Wednesday, May 12, 2010

Germany's Solar PV Industry: A Victim of its own Success?

With some irony, it appears that the success of German's solar photovoltaic (PV) feed-in tariffs, enshrined in the Renewable Energy Sources Act, or Erneuerbare-Energien-Gesetz (EEG), has lead to the federal government's proposal to cut them.

Berlin has decided to accelerate the annual rate by which it will reduce the solar feed-in tariff from five percent to ten percent, partly because the overwhelming success of the scheme lead to concerns that its generous support was causing a proliferation of solar installations that were becoming less affordable as the German economy entered recession.

The success of the scheme has meant many more installations than expected have secured support under the EEG. Given the lower initial expectations, the subsequently much larger number of qualifying installations has taxed the allocated budget. With the economy in decline, this has meant the generosity of the scheme has become less affordable.

Consequently, the government cut the tariff for new solar plants by around 10 per cent on 1 January 2010. However, at around the same time as the shrinking of Germany’s economy in 2009, the price of silicon went into a slump, which in turn led to significant reductions in installation costs. Calls followed for a further reduction in the feed-in tariffs.

In response, the Ministry for the Environment released plans in January to reduce solar funding by a further 15 per cent in the summer of 2010 and by that amount again at the start of 2011 – this is in addition to reductions already planned.

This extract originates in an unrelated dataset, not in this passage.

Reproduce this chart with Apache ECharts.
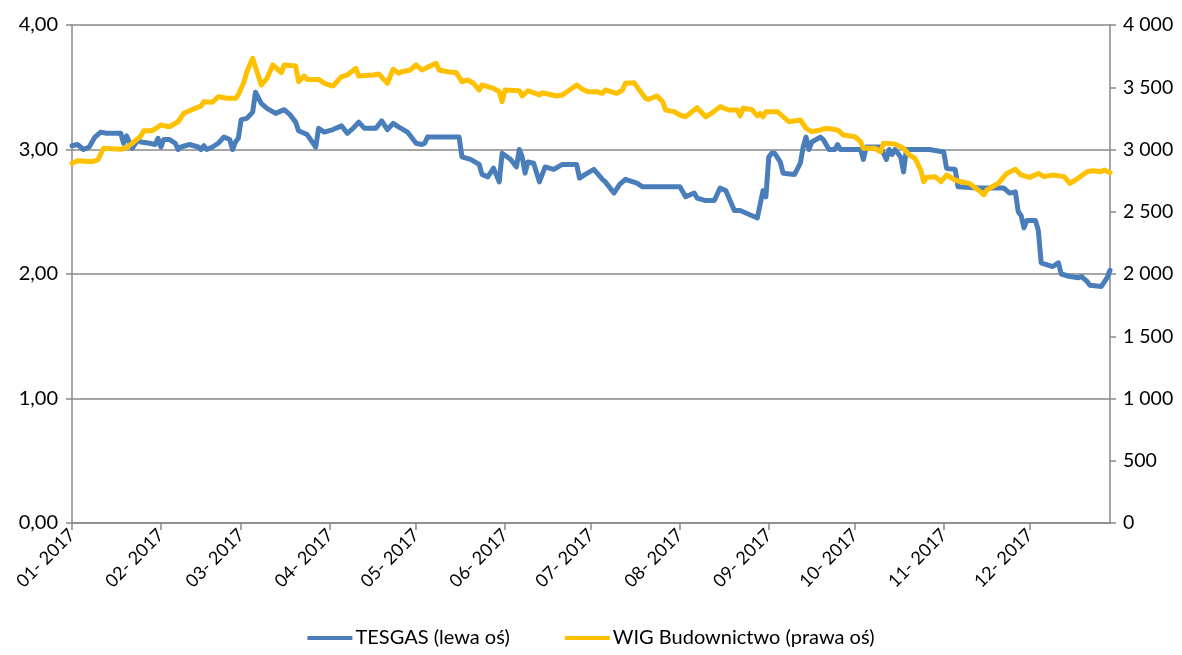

Although the amendments are not yet law as the coalition government is still negotiating on the draft-proposal, reports in the media suggest that roof systems will receive 16 per cent less in feed-in tariff in June, in addition to the January cut of 10 per cent. They will also suffer a two per cent cut per 1000 MW of newly installed capacity should the market raise above a certain limit.

The thinking is that as the volume of installations increases overtime, costs will fall. A final parliamentary decision on the new tariff rates is expected soon.
Editor's Note:   Some people believe that the recent elections in Germany signal that many people are not happy with the current administrations efforts to expand Nuclear energy at the expense of solar, and their is some hope that the FIT cuts will be postponed or softened.

Tariff Amendments Draw Fire

Proposed changes to the feed-in tariff in Germany for solar power have caused so much alarm in the PV industry there that the head of the country’s solar industry association has issued a strong warning about its possible effects. Günther Cramer, president of the Bundesverband Solarwirtschaft (BSW), went so far as to say that the proposed cuts threaten jobs. “Dozens of German solar companies would face insolvency or be forced to relocate their production outside of Germany,” said Cramer.

“The excessive feed-in tariff cut endangers one of the most important driving forces of jobs and the economy in our country. The creation of value added in the production of PV modules must be allowed to continue in Germany.” Cramer added the cuts even threaten to make the German chancellor’s policy on climate change obsolete. The BSW strongly advises a cautionary approach to reducing the feed-in tariff.

It says large sections of the German solar industry would not survive an additional reduction of the tariff for photovoltaic systems this year in the double-digit percentage range. “If this were implemented, around 50 000 jobs in Germany would hang in the balance,” a statement by the organisation reads.